What I’m suggesting instead, is that you actually use that background knowledge. You should actively think about everything you know about every aspect of the world.
The two intuitions I’ve found useful for prompt engineering is vibe-awareness and context-relevance.
Specifically, vibe-awareness means —
It’s not just what you say, it’s how you say it.
It’s not just the denotation of your words, it’s the connotation.
It’s not just the meaning of your sentence, it’s the tone of voice.
It’s reading between the lines.
Now, I think humans are pretty vibe-aware 90% of the time, because we’re social creatures who spend most of our life vibing with other humans. However, vibe-awareness is antithetical to 100 years of computer science, so programmers have conditioned themselves into an intentional state of vibe-obliviousness whenever they sit in front of a computer. This is understandable because a Python compiler is vibe-oblivious — it doesn’t do conversational implicature, it doesn’t care about your tone of voice, it doesn’t care about how you name your variables, etc. But LLMs are vibe-aware, and programmers need to unlearn this habit of vibe-obliviousness if they want to predict/explain/control LLMs.
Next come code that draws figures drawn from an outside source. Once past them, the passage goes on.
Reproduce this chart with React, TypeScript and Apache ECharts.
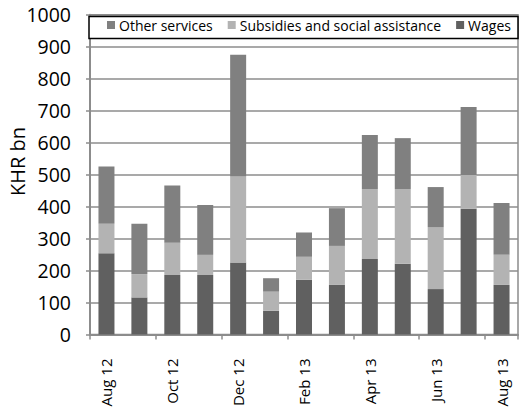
import React, { useEffect, useRef } from "react";
import * as echarts from "echarts";

const categories = ["Aug 12", "Sep 12", "Oct 12", "Nov 12", "Dec 12", "Jan 13", "Feb 13", "Mar 13", "Apr 13", "May 13", "Jun 13", "Jul 13", "Aug 13"];
const wages = [254, 116, 186, 186, 225, 74, 171, 155, 236, 221, 142, 393, 155];
const subsidies = [92, 73, 101, 63, 269, 60, 72, 122, 219, 234, 194, 106, 94];
const otherServices = [179, 157, 179, 156, 381, 42, 76, 118, 169, 159, 125, 212, 162];
const yTicks = [0, 100, 200, 300, 400, 500, 600, 700, 800, 900, 1000];
const yTitle = "KHR bn";

const FONT = "'Open Sans', sans-serif";

export default function App() {
  const ref = useRef<HTMLDivElement>(null);
  useEffect(() => {
    document.body.style.margin = "0";
    const chart = echarts.init(ref.current!, null, { renderer: "svg" });
    chart.setOption({
      animation: false,
      backgroundColor: "#ffffff",
      textStyle: { fontFamily: FONT },
      grid: {
        left: 90,
        right: 1,
        top: 14.7,
        bottom: 76.5,
        outerBoundsMode: "none",
        containLabel: false,
        show: true,
        borderColor: "#8c8c8c",
        borderWidth: 1.5,
        backgroundColor: "transparent",
      },
      graphic: [
        {
          type: "rect",
          z: 3,
          shape: { x: 89, y: 16.5, width: 429, height: 22 },
          style: { fill: "#ffffff", stroke: "#000000", lineWidth: 1.5 },
        },
        {
          type: "text",
          z: 10,
          x: 17,
          y: 161.5,
          rotation: Math.PI / 2,
          style: {
            text: yTitle,
            fontFamily: FONT,
            fontSize: 20,
            fill: "#000",
            align: "center",
            verticalAlign: "middle",
          },
        },
      ],
      legend: {
        z: 5,
        left: 107,
        top: 18,
        width: 420,
        padding: 0,
        itemWidth: 8,
        itemHeight: 8,
        itemGap: 15,
        icon: "rect",
        data: ["Other services", "Subsidies and social assistance", "Wages"],
        textStyle: { fontFamily: FONT, fontSize: 14, color: "#000", padding: [0, 0, 0, -1] },
      },
      xAxis: {
        type: "category",
        data: categories,
        axisLine: { lineStyle: { color: "#8c8c8c", width: 2 } },
        axisTick: { show: true, interval: 1, length: 5, lineStyle: { color: "#8c8c8c", width: 1.5 } },
        axisLabel: { interval: 1, rotate: 90, fontFamily: FONT, fontSize: 15, color: "#000", margin: 24 },
      },
      yAxis: {
        type: "value",
        min: yTicks[0],
        max: yTicks[yTicks.length - 1],
        interval: 100,
        axisLine: { show: true, lineStyle: { color: "#8c8c8c", width: 2 } },
        axisTick: { show: true, length: 4, lineStyle: { color: "#8c8c8c", width: 1.5 } },
        splitLine: { lineStyle: { color: "#8c8c8c", width: 1.5 } },
        axisLabel: { fontFamily: FONT, fontSize: 19.5, color: "#000", margin: 19, formatter: (v: number) => String(v) },
      },
      series: [
        { name: "Wages", type: "bar", stack: "t", data: wages, barWidth: 16, itemStyle: { color: "#606060" } },
        { name: "Subsidies and social assistance", type: "bar", stack: "t", data: subsidies, barWidth: 16, itemStyle: { color: "#b3b3b3" } },
        { name: "Other services", type: "bar", stack: "t", data: otherServices, barWidth: 16, itemStyle: { color: "#808080" } },
      ],
    });
    return () => chart.dispose();
  }, []);
  return <div ref={ref} style={{ position: "fixed", left: 0, top: 0, width: 519, height: 411 }} />;
}
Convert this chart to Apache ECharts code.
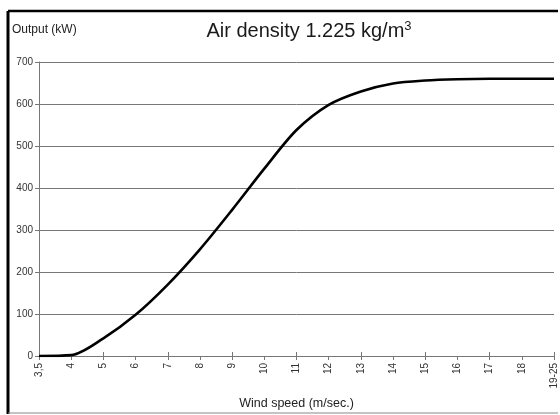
<!DOCTYPE html>
<html>
<head>
<meta charset="utf-8">
<script src="https://cdn.jsdelivr.net/npm/echarts@6/dist/echarts.min.js"></script>
<style>
html,body{margin:0;padding:0;background:#fff;}
#c{width:560px;height:415px;}
</style>
</head>
<body>
<div id="c"></div>
<script>
const categories = ['3,5','4','5','6','7','8','9','10','11','12','13','14','15','16','17','18','19-25'];
const outputKW = [0, 2, 42, 98, 170, 254, 348, 446, 538, 598, 630, 649, 656, 659, 660, 660, 660];
const yTicks = {min: 0, max: 700, interval: 100};

const chart = echarts.init(document.getElementById('c'));
const font = 'Liberation Sans, Arial, sans-serif';
chart.setOption({
  animation: false,
  backgroundColor: '#fff',
  textStyle: {fontFamily: font},
  title: {
    text: 'Air density 1.225 kg/m{sup|3}',
    left: 304, top: 15, textAlign: 'center',
    textStyle: {
      fontFamily: font, fontSize: 20, fontWeight: 'normal', color: '#1a1a1a',
      rich: {sup: {fontSize: 13, verticalAlign: 'top', padding: [0,0,9,0], color: '#1a1a1a', fontFamily: font}}
    }
  },
  graphic: [
    {type: 'line', shape: {x1: 8, y1: 11, x2: 558, y2: 11}, style: {stroke: '#000', lineWidth: 2.5}},
    {type: 'line', shape: {x1: 8, y1: 11, x2: 8, y2: 414}, style: {stroke: '#000', lineWidth: 3}},
    {type: 'line', shape: {x1: 8, y1: 413, x2: 558, y2: 413}, style: {stroke: '#888', lineWidth: 1}},
    {type: 'text', left: 12, top: 24, style: {text: 'Output (kW)', fontSize: 12, fill: '#222', fontFamily: font}}
  ],
  grid: {left: 39, right: 6, top: 62, bottom: 55, containLabel: false},
  xAxis: [{
    type: 'category', data: categories, boundaryGap: false,
    name: 'Wind speed (m/sec.)', nameLocation: 'middle', nameGap: 41,
    nameTextStyle: {fontSize: 12.5, color: '#222', fontFamily: font},
    axisLine: {lineStyle: {color: '#777', width: 1}},
    axisTick: {show: true, alignWithLabel: true, length: 4, lineStyle: {color: '#777'}},
    axisLabel: {rotate: 90, fontSize: 10, color: '#333', margin: 7, interval: 0, fontFamily: font},
    splitLine: {show: false}
  }, {
    type: 'category', data: categories, boundaryGap: false, position: 'bottom',
    axisLine: {show: false},
    axisTick: {show: true, inside: true, length: 4, lineStyle: {color: '#777'}},
    axisLabel: {show: false}, splitLine: {show: false}
  }],
  yAxis: {
    type: 'value', min: yTicks.min, max: yTicks.max, interval: yTicks.interval,
    axisLine: {show: true, lineStyle: {color: '#777', width: 1}},
    axisTick: {show: true, length: 4, lineStyle: {color: '#777'}},
    axisLabel: {fontSize: 10, color: '#333', margin: 6, fontFamily: font},
    splitLine: {show: true, lineStyle: {color: '#777', width: 1}}
  },
  series: [{
    type: 'line', data: outputKW, smooth: 0.3, symbol: 'none',
    lineStyle: {color: '#000', width: 2.6}
  }]
});
</script>
</body>
</html>
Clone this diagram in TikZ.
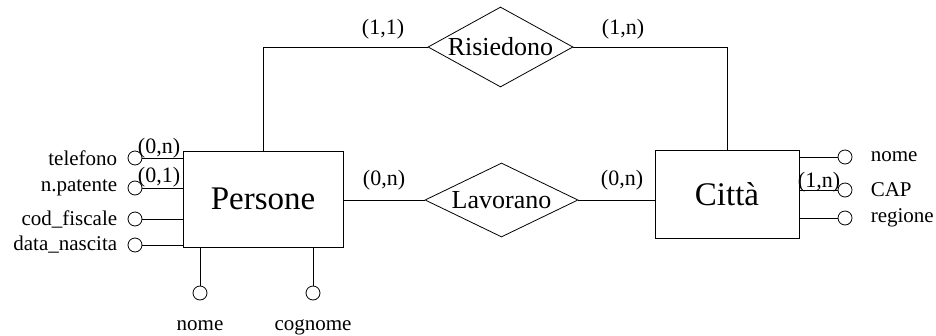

Additionally, context-relevance means —
A word or phrase can mean different things depending on the words around it.
The circumstance surrounding a message will affect the response.
The presuppositions of an assertion will shape the response to other assertions.
Questions have side-effects.
I think context-relevance is a concept that programmers already grok (it’s basically namespaces), but it’s also something to keep in mind when talking to LLMs.
Quiz
Question 1: Why does ChatGPT’s response depend on which synonym is used?
Question 2: If you ask the chatbot a question in a polite formal tone, is it more likely to lie than if you ask the chatbot in a casual informal tone?
Question 3: Explain why “Prometheus” is a bad name for a chatbot.
Question 4: Why would this prompt elicit the opposite behaviour?
Disclaimer
Learning about transformers is definitely useful. If you want to predict/explain GPT-4′s behaviour across all prompts then the best thing to learn is the transformer architecture. This will help you predict/explain what kind of regularities transformer models can learn and which regularities they can’t learn.
My claim is that if you want to predict/explain GPT-4′s behaviour on a particular prompt, then normally it’s best to learn something about the external world.